STEPHEN FRAZIER, CNN ANCHOR: We've been spending a lot of time this hour talking about Miami-Dade County and its decision not to go ahead with a recount of ballots there. Palm Beach County, nearby, has been counting and has been setting aside dimpled ballots for later handling; they have not been included in any revised vote totals released to the media and today there was a court hearing on whether to include them in the official tally.
CNN's Jeff Flock is watching this part of the story for us. We're going to turn to Jeff, now.
JEFF FLOCK, CNN CORRESPONDENT: Indeed, Stephen, a couple of headlines for you this afternoon. One, a ruling in that court hearing is expected, now, in about two hours' time. Judge Jorge Labarga has taken the arguments and now he's going to make a decision, he says, by 4:30 -- that's on the question of whether or not they have to count the dimples. Of course, they're counting some, but not all. The Democrats want them all in -- of course, that's very important to them.
And, of course, if there is not a recount in Miami-Dade, the recount that's taking place here, obviously, becomes all the more intense. Let's take you inside and look in the room. They are close to being done. At last check they had about 19,000 ballots to go, but they have only signed off, up until a few moments ago, on 104 precincts. We have the very latest numbers: an additional 65 precincts.
This, by the way, is what the manual recount sheet looks like for each of the individual precincts. This is an absentee precinct -- absentee precinct number 16. It shows, in this particular precinct, George Bush with 1,497 and Gore with 832. What you do is you go ahead and take these manual recount sheets that are the result of the manual recount, compare it to the results from the last machine recount and see what sort of shift there's been.

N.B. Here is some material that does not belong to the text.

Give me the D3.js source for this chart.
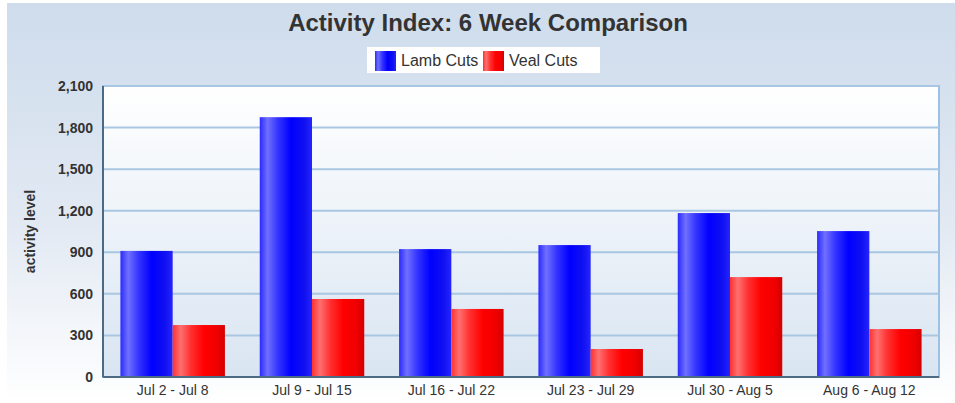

We can report to you the very latest numbers in those 65 precincts that they have just now cleared. A net gain of vice -- for Governor Bush of one additional vote when you count them all up and total them all out. That, coupled with the earlier result leaves now Gore plus two as a result of the manual recount. But, as you report, these do not take into account all of the dimpled ballots that have been protested. They're in a separate pile.
Now here's what the Democratic lawyers are telling us: Out of the first 1/3 of the precincts that have been counted, if you look at the dimpled ballots for both Bush and Gore, you see a gain for Gore of about 300 ballots only in the first 1/3. If you extrapolate that out to the full precincts in the county, that is perhaps a pickup of perhaps 900 or more votes for Vice President Gore. That's almost what he has to make up statewide.
So this is very, very important, what's happening here in West Palm Beach. And, obviously, the ruling by Judge Labarga in about two hours' time is a key one because even if there isn't a recount, then, in Miami-Dade, they feel like they can make it up alone here in West Palm Beach and in Broward.
Stephen, that's the latest, back to you.
FRAZIER: Jeff, thanks for those insights; pretty important in how this count is developing.